— Begin —

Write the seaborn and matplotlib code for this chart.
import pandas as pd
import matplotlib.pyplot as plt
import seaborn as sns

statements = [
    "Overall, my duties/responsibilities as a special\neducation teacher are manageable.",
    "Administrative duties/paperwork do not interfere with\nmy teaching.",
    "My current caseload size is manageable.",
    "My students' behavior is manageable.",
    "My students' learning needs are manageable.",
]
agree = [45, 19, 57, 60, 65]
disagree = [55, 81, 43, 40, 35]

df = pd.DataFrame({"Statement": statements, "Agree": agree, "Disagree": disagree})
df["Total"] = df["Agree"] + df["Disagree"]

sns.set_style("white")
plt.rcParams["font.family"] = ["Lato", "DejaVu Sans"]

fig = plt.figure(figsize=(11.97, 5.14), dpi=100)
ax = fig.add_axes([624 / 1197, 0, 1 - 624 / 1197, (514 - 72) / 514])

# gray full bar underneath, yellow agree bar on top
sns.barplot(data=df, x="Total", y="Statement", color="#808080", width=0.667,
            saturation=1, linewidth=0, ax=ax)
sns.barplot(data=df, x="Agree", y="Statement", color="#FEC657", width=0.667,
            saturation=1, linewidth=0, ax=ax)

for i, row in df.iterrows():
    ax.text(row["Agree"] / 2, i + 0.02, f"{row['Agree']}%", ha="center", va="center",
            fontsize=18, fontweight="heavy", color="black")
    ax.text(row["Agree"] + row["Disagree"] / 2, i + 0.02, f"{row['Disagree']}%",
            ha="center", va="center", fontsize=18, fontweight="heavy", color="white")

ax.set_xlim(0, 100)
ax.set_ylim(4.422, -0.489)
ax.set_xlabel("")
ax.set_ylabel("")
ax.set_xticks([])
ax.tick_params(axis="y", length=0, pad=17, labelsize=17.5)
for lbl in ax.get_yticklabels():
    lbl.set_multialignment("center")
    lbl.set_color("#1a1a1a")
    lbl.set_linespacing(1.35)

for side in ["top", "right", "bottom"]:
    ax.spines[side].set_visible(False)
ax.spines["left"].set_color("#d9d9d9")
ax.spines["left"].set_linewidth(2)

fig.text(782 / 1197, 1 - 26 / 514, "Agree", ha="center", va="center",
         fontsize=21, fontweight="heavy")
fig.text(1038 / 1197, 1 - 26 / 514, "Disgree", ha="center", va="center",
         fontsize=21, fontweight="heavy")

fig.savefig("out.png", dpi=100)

— End —
— Begin —

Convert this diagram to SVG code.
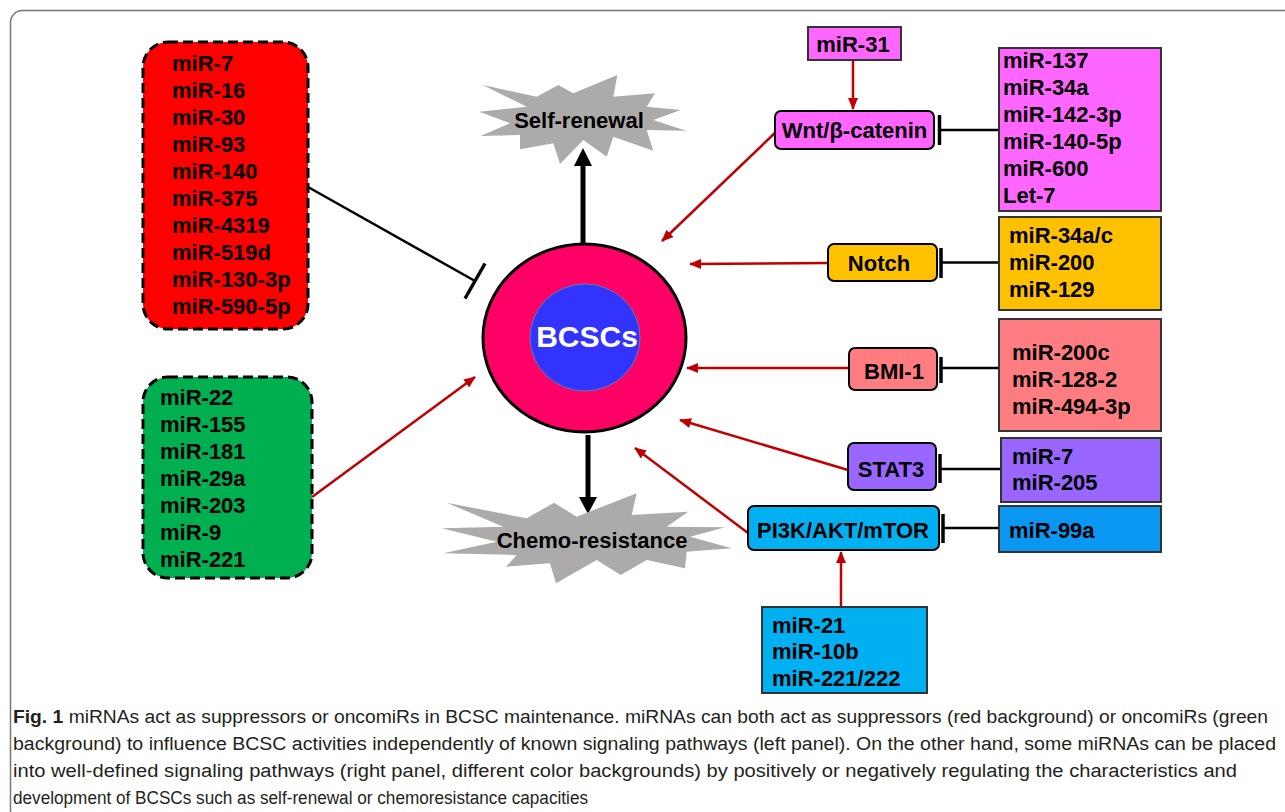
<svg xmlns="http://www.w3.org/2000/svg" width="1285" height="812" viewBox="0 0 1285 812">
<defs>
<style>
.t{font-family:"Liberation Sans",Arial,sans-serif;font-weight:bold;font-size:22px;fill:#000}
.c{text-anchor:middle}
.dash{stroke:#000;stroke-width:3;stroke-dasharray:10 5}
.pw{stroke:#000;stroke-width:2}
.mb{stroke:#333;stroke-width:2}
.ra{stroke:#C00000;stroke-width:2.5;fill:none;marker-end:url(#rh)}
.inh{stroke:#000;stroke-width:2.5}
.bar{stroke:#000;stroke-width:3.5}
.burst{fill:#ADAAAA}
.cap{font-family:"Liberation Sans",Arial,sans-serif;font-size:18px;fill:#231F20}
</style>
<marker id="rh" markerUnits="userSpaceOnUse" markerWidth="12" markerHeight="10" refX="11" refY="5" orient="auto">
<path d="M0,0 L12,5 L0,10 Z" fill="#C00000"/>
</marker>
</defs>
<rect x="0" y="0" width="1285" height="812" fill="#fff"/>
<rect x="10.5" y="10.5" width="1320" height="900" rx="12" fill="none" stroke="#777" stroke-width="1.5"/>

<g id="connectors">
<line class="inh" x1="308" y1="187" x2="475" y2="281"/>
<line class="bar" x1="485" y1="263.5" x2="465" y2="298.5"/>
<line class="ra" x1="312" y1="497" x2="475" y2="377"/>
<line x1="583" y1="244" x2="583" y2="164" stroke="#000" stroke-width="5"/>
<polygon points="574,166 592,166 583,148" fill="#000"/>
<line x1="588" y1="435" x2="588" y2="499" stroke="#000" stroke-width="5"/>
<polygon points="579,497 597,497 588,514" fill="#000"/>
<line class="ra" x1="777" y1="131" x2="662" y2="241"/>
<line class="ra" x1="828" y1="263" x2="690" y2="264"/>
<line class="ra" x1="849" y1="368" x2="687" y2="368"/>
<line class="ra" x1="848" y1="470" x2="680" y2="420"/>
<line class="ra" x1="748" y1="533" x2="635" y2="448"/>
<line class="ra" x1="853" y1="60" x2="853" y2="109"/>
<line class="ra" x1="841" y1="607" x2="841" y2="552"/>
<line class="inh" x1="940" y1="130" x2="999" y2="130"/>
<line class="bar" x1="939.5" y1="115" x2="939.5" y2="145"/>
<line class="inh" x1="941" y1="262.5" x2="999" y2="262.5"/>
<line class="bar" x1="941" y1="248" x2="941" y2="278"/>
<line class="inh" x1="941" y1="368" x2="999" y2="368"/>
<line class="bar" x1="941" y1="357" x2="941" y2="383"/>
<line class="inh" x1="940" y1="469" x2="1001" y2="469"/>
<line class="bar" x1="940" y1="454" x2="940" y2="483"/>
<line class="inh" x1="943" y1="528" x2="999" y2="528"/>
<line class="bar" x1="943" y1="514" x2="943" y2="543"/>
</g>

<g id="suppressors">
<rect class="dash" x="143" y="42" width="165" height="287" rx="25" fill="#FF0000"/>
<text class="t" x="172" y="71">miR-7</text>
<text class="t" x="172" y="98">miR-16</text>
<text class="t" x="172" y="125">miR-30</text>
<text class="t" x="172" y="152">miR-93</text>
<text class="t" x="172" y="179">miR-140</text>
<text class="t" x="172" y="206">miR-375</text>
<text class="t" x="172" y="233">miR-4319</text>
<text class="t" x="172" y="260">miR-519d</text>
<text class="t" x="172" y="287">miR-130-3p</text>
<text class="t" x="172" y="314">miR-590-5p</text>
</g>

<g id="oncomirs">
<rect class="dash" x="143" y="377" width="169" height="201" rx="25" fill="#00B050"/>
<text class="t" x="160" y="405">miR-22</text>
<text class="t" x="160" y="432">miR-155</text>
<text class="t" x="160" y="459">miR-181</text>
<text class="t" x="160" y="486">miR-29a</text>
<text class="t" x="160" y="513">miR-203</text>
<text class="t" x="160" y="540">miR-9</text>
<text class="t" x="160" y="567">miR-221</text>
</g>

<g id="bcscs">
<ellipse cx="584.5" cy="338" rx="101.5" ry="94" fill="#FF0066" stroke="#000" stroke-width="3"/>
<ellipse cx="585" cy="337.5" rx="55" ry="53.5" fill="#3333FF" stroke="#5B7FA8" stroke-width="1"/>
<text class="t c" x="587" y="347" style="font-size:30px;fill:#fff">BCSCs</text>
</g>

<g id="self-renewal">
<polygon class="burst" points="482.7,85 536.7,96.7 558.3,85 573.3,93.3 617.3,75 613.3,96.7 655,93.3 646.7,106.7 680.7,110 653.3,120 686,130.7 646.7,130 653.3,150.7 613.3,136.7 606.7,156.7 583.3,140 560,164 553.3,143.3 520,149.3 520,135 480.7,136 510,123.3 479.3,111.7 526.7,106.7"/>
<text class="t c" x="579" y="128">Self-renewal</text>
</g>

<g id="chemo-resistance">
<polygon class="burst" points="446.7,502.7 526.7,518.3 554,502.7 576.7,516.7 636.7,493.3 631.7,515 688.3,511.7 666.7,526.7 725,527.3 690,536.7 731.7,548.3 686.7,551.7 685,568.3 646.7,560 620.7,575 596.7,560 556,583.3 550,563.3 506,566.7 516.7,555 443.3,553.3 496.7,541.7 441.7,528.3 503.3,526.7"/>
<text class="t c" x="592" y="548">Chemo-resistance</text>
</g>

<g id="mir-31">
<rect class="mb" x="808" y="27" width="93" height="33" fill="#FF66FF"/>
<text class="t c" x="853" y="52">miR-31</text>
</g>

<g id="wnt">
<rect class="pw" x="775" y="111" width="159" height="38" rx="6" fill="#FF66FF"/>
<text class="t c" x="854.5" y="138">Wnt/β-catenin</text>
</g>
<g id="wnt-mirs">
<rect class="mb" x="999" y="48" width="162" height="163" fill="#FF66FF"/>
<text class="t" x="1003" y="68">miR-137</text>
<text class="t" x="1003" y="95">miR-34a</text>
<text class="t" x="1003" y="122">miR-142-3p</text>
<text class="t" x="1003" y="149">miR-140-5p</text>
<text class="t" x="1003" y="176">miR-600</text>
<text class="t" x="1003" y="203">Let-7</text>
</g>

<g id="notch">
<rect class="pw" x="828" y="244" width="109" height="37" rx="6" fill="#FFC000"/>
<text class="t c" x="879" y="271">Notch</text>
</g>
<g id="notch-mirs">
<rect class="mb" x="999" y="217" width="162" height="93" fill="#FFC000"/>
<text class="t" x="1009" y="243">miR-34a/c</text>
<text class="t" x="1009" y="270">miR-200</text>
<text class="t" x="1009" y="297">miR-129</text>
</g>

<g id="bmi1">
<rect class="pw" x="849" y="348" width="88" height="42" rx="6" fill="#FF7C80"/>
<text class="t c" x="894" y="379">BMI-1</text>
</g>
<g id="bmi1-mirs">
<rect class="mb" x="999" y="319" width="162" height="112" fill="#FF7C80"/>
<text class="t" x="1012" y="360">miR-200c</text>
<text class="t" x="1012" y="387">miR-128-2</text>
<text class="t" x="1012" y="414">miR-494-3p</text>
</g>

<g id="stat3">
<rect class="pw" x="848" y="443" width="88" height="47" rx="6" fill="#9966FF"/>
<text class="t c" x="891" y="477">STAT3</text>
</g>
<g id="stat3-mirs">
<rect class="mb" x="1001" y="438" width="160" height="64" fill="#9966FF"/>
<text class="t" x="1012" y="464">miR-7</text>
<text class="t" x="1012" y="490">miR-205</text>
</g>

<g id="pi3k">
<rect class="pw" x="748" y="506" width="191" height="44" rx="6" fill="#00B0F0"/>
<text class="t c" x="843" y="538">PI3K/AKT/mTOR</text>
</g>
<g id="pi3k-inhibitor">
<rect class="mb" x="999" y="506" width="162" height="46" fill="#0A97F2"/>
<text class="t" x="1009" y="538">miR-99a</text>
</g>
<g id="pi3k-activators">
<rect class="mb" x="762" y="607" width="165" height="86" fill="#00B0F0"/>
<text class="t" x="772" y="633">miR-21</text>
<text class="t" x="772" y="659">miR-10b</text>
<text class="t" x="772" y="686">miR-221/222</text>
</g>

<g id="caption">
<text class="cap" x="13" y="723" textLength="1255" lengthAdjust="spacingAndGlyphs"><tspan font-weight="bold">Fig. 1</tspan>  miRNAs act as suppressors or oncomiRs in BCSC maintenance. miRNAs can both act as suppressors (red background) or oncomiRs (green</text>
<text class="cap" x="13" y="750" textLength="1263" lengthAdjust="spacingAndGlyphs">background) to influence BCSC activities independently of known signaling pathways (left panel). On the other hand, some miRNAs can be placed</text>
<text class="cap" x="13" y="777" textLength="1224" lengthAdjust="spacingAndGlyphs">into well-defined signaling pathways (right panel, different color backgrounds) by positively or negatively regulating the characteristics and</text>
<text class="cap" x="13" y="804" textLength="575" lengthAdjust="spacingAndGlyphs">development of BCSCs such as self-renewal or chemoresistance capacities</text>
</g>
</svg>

— End —
— Begin —

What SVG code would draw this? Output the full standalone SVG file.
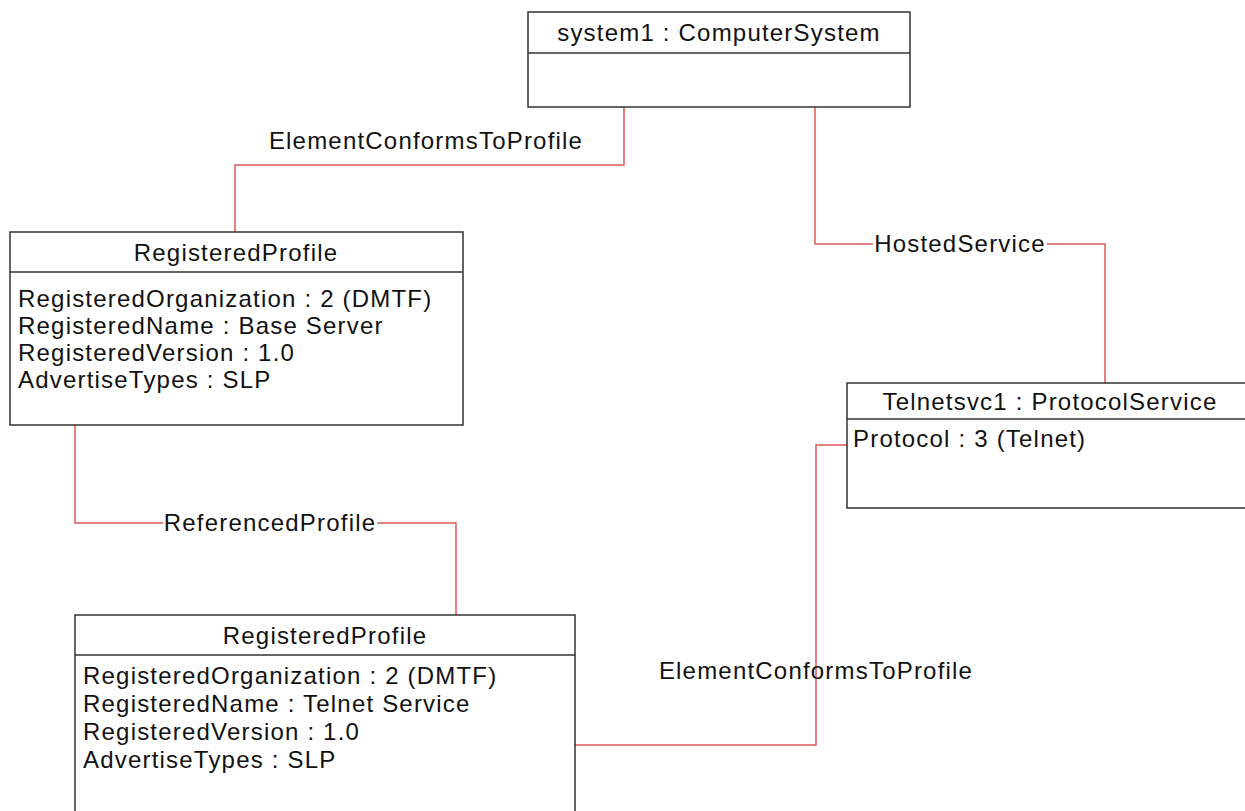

— End —

PROBLEM STATEMENT: Copy all lines of the material above where the string "this" occurs.

WRITTEN SOLUTION:
Write the seaborn and matplotlib code for this chart.
Convert this diagram to SVG code.
What SVG code would draw this? Output the full standalone SVG file.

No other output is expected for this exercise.